= Task requirements =
Quote all lines below exactly. Images stay out.
· · · · ·
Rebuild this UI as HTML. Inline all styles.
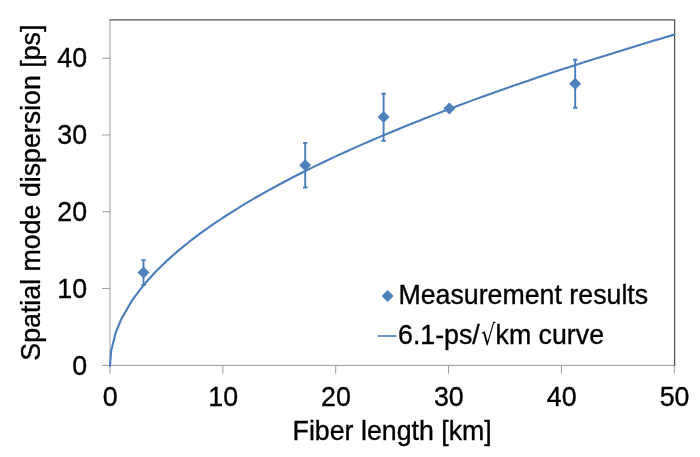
<!DOCTYPE html><html><head><meta charset="utf-8"><title>Spatial mode dispersion</title>
<style>html,body{margin:0;padding:0;background:#fff;}svg{display:block;}text{font-family:"Liberation Sans",Arial,sans-serif;fill:#000;stroke:#000;stroke-width:0.35px;stroke-linejoin:round;}</style></head><body>
<svg width="700" height="457" viewBox="0 0 700 457">
<rect width="700" height="457" fill="#fff"/>
<line x1="110.0" y1="19.8" x2="110.0" y2="373.7" stroke="#9a9a9a" stroke-width="1"/>
<line x1="102.0" y1="365.4" x2="674.25" y2="365.4" stroke="#9a9a9a" stroke-width="1"/>
<polyline points="109.5,19.8 674.65,19.8 674.65,365.9" fill="none" stroke="#4d4d4d" stroke-width="1.2"/>
<line x1="102.0" y1="288.60" x2="110.0" y2="288.60" stroke="#9a9a9a" stroke-width="1"/>
<line x1="102.0" y1="211.80" x2="110.0" y2="211.80" stroke="#9a9a9a" stroke-width="1"/>
<line x1="102.0" y1="135.00" x2="110.0" y2="135.00" stroke="#9a9a9a" stroke-width="1"/>
<line x1="102.0" y1="58.20" x2="110.0" y2="58.20" stroke="#9a9a9a" stroke-width="1"/>
<line x1="222.85" y1="365.4" x2="222.85" y2="373.7" stroke="#9a9a9a" stroke-width="1"/>
<line x1="335.70" y1="365.4" x2="335.70" y2="373.7" stroke="#9a9a9a" stroke-width="1"/>
<line x1="448.55" y1="365.4" x2="448.55" y2="373.7" stroke="#9a9a9a" stroke-width="1"/>
<line x1="561.40" y1="365.4" x2="561.40" y2="373.7" stroke="#9a9a9a" stroke-width="1"/>
<line x1="674.25" y1="365.4" x2="674.25" y2="373.7" stroke="#9a9a9a" stroke-width="1"/>
<text x="87.10" y="374.50" font-size="26.75" text-anchor="end">0</text>
<text x="87.10" y="297.70" font-size="26.75" text-anchor="end">10</text>
<text x="87.10" y="220.90" font-size="26.75" text-anchor="end">20</text>
<text x="87.10" y="144.10" font-size="26.75" text-anchor="end">30</text>
<text x="87.10" y="67.30" font-size="26.75" text-anchor="end">40</text>
<text x="110.30" y="405.5" font-size="26.75" text-anchor="middle">0</text>
<text x="223.15" y="405.5" font-size="26.75" text-anchor="middle">10</text>
<text x="336.00" y="405.5" font-size="26.75" text-anchor="middle">20</text>
<text x="448.85" y="405.5" font-size="26.75" text-anchor="middle">30</text>
<text x="561.70" y="405.5" font-size="26.75" text-anchor="middle">40</text>
<text x="674.55" y="405.5" font-size="26.75" text-anchor="middle">50</text>
<text x="392.2" y="439.7" font-size="26.75" text-anchor="middle">Fiber length [km]</text>
<text transform="translate(40.2,192.65) rotate(-90)" font-size="26.75" text-anchor="middle">Spatial mode dispersion [ps]</text>
<polyline points="110.00,365.90 111.13,351.09 115.64,332.77 121.28,319.05 132.57,299.65 143.86,284.76 155.14,272.20 166.43,261.14 177.71,251.15 189.00,241.95 200.28,233.39 211.56,225.36 222.85,217.75 234.13,210.52 245.42,203.61 256.71,196.99 267.99,190.61 279.27,184.46 290.56,178.51 301.85,172.74 313.13,167.14 324.41,161.69 335.70,156.39 346.99,151.22 358.27,146.16 369.56,141.22 380.84,136.39 392.12,131.66 403.41,127.02 414.69,122.47 425.98,118.00 437.26,113.62 448.55,109.30 459.83,105.06 471.12,100.89 482.41,96.78 493.69,92.73 504.98,88.74 516.26,84.81 527.55,80.93 538.83,77.11 550.12,73.33 561.40,69.61 572.68,65.93 583.97,62.29 595.25,58.70 606.54,55.15 617.83,51.63 629.11,48.16 640.39,44.73 651.68,41.33 662.97,37.96 674.25,34.63" fill="none" stroke="#4a7ebb" stroke-width="2.1" stroke-linejoin="round" stroke-linecap="round"/>
<path d="M143.5,260.1 V285.0 M141.3,260.1 H145.7 M141.3,285.0 H145.7" stroke="#4a7ebb" stroke-width="1.9" fill="none"/>
<path d="M143.5,266.6 L149.5,272.6 L143.5,278.6 L137.5,272.6 Z" fill="#4f81bd"/>
<path d="M305.2,142.9 V187.5 M303.0,142.9 H307.4 M303.0,187.5 H307.4" stroke="#4a7ebb" stroke-width="1.9" fill="none"/>
<path d="M305.2,159.2 L311.2,165.2 L305.2,171.2 L299.2,165.2 Z" fill="#4f81bd"/>
<path d="M383.6,93.7 V140.9 M381.40000000000003,93.7 H385.8 M381.40000000000003,140.9 H385.8" stroke="#4a7ebb" stroke-width="1.9" fill="none"/>
<path d="M383.6,111.0 L389.6,117.0 L383.6,123.0 L377.6,117.0 Z" fill="#4f81bd"/>
<path d="M449.3,102.4 L455.3,108.4 L449.3,114.4 L443.3,108.4 Z" fill="#4f81bd"/>
<path d="M575.2,59.7 V107.7 M573.0,59.7 H577.4000000000001 M573.0,107.7 H577.4000000000001" stroke="#4a7ebb" stroke-width="1.9" fill="none"/>
<path d="M575.2,77.7 L581.2,83.7 L575.2,89.7 L569.2,83.7 Z" fill="#4f81bd"/>
<path d="M387.6,290 l6,6 l-6,6 l-6,-6 Z" fill="#4f81bd"/>
<text x="398.4" y="304.4" font-size="26.75">Measurement results</text>
<line x1="377.8" y1="336" x2="396.5" y2="336" stroke="#4a7ebb" stroke-width="1.6"/>
<text x="398" y="344.4" font-size="26.75">6.1-ps/</text>
<text transform="translate(481.0,344.6) scale(0.78,1)" font-family="DejaVu Sans, sans-serif" font-size="28.8" style="font-family:'DejaVu Sans',sans-serif;stroke-width:0">√</text>
<text x="495.5" y="344.4" font-size="26.75">km curve</text>
</svg></body></html>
· · · · ·
= The response =
Rebuild this UI as HTML. Inline all styles.
<!DOCTYPE html><html><head><meta charset="utf-8"><title>Spatial mode dispersion</title>
<style>html,body{margin:0;padding:0;background:#fff;}svg{display:block;}text{font-family:"Liberation Sans",Arial,sans-serif;fill:#000;stroke:#000;stroke-width:0.35px;stroke-linejoin:round;}</style></head><body>
<svg width="700" height="457" viewBox="0 0 700 457">
<rect width="700" height="457" fill="#fff"/>
<line x1="110.0" y1="19.8" x2="110.0" y2="373.7" stroke="#9a9a9a" stroke-width="1"/>
<line x1="102.0" y1="365.4" x2="674.25" y2="365.4" stroke="#9a9a9a" stroke-width="1"/>
<polyline points="109.5,19.8 674.65,19.8 674.65,365.9" fill="none" stroke="#4d4d4d" stroke-width="1.2"/>
<line x1="102.0" y1="288.60" x2="110.0" y2="288.60" stroke="#9a9a9a" stroke-width="1"/>
<line x1="102.0" y1="211.80" x2="110.0" y2="211.80" stroke="#9a9a9a" stroke-width="1"/>
<line x1="102.0" y1="135.00" x2="110.0" y2="135.00" stroke="#9a9a9a" stroke-width="1"/>
<line x1="102.0" y1="58.20" x2="110.0" y2="58.20" stroke="#9a9a9a" stroke-width="1"/>
<line x1="222.85" y1="365.4" x2="222.85" y2="373.7" stroke="#9a9a9a" stroke-width="1"/>
<line x1="335.70" y1="365.4" x2="335.70" y2="373.7" stroke="#9a9a9a" stroke-width="1"/>
<line x1="448.55" y1="365.4" x2="448.55" y2="373.7" stroke="#9a9a9a" stroke-width="1"/>
<line x1="561.40" y1="365.4" x2="561.40" y2="373.7" stroke="#9a9a9a" stroke-width="1"/>
<line x1="674.25" y1="365.4" x2="674.25" y2="373.7" stroke="#9a9a9a" stroke-width="1"/>
<text x="87.10" y="374.50" font-size="26.75" text-anchor="end">0</text>
<text x="87.10" y="297.70" font-size="26.75" text-anchor="end">10</text>
<text x="87.10" y="220.90" font-size="26.75" text-anchor="end">20</text>
<text x="87.10" y="144.10" font-size="26.75" text-anchor="end">30</text>
<text x="87.10" y="67.30" font-size="26.75" text-anchor="end">40</text>
<text x="110.30" y="405.5" font-size="26.75" text-anchor="middle">0</text>
<text x="223.15" y="405.5" font-size="26.75" text-anchor="middle">10</text>
<text x="336.00" y="405.5" font-size="26.75" text-anchor="middle">20</text>
<text x="448.85" y="405.5" font-size="26.75" text-anchor="middle">30</text>
<text x="561.70" y="405.5" font-size="26.75" text-anchor="middle">40</text>
<text x="674.55" y="405.5" font-size="26.75" text-anchor="middle">50</text>
<text x="392.2" y="439.7" font-size="26.75" text-anchor="middle">Fiber length [km]</text>
<text transform="translate(40.2,192.65) rotate(-90)" font-size="26.75" text-anchor="middle">Spatial mode dispersion [ps]</text>
<polyline points="110.00,365.90 111.13,351.09 115.64,332.77 121.28,319.05 132.57,299.65 143.86,284.76 155.14,272.20 166.43,261.14 177.71,251.15 189.00,241.95 200.28,233.39 211.56,225.36 222.85,217.75 234.13,210.52 245.42,203.61 256.71,196.99 267.99,190.61 279.27,184.46 290.56,178.51 301.85,172.74 313.13,167.14 324.41,161.69 335.70,156.39 346.99,151.22 358.27,146.16 369.56,141.22 380.84,136.39 392.12,131.66 403.41,127.02 414.69,122.47 425.98,118.00 437.26,113.62 448.55,109.30 459.83,105.06 471.12,100.89 482.41,96.78 493.69,92.73 504.98,88.74 516.26,84.81 527.55,80.93 538.83,77.11 550.12,73.33 561.40,69.61 572.68,65.93 583.97,62.29 595.25,58.70 606.54,55.15 617.83,51.63 629.11,48.16 640.39,44.73 651.68,41.33 662.97,37.96 674.25,34.63" fill="none" stroke="#4a7ebb" stroke-width="2.1" stroke-linejoin="round" stroke-linecap="round"/>
<path d="M143.5,260.1 V285.0 M141.3,260.1 H145.7 M141.3,285.0 H145.7" stroke="#4a7ebb" stroke-width="1.9" fill="none"/>
<path d="M143.5,266.6 L149.5,272.6 L143.5,278.6 L137.5,272.6 Z" fill="#4f81bd"/>
<path d="M305.2,142.9 V187.5 M303.0,142.9 H307.4 M303.0,187.5 H307.4" stroke="#4a7ebb" stroke-width="1.9" fill="none"/>
<path d="M305.2,159.2 L311.2,165.2 L305.2,171.2 L299.2,165.2 Z" fill="#4f81bd"/>
<path d="M383.6,93.7 V140.9 M381.40000000000003,93.7 H385.8 M381.40000000000003,140.9 H385.8" stroke="#4a7ebb" stroke-width="1.9" fill="none"/>
<path d="M383.6,111.0 L389.6,117.0 L383.6,123.0 L377.6,117.0 Z" fill="#4f81bd"/>
<path d="M449.3,102.4 L455.3,108.4 L449.3,114.4 L443.3,108.4 Z" fill="#4f81bd"/>
<path d="M575.2,59.7 V107.7 M573.0,59.7 H577.4000000000001 M573.0,107.7 H577.4000000000001" stroke="#4a7ebb" stroke-width="1.9" fill="none"/>
<path d="M575.2,77.7 L581.2,83.7 L575.2,89.7 L569.2,83.7 Z" fill="#4f81bd"/>
<path d="M387.6,290 l6,6 l-6,6 l-6,-6 Z" fill="#4f81bd"/>
<text x="398.4" y="304.4" font-size="26.75">Measurement results</text>
<line x1="377.8" y1="336" x2="396.5" y2="336" stroke="#4a7ebb" stroke-width="1.6"/>
<text x="398" y="344.4" font-size="26.75">6.1-ps/</text>
<text transform="translate(481.0,344.6) scale(0.78,1)" font-family="DejaVu Sans, sans-serif" font-size="28.8" style="font-family:'DejaVu Sans',sans-serif;stroke-width:0">√</text>
<text x="495.5" y="344.4" font-size="26.75">km curve</text>
</svg></body></html>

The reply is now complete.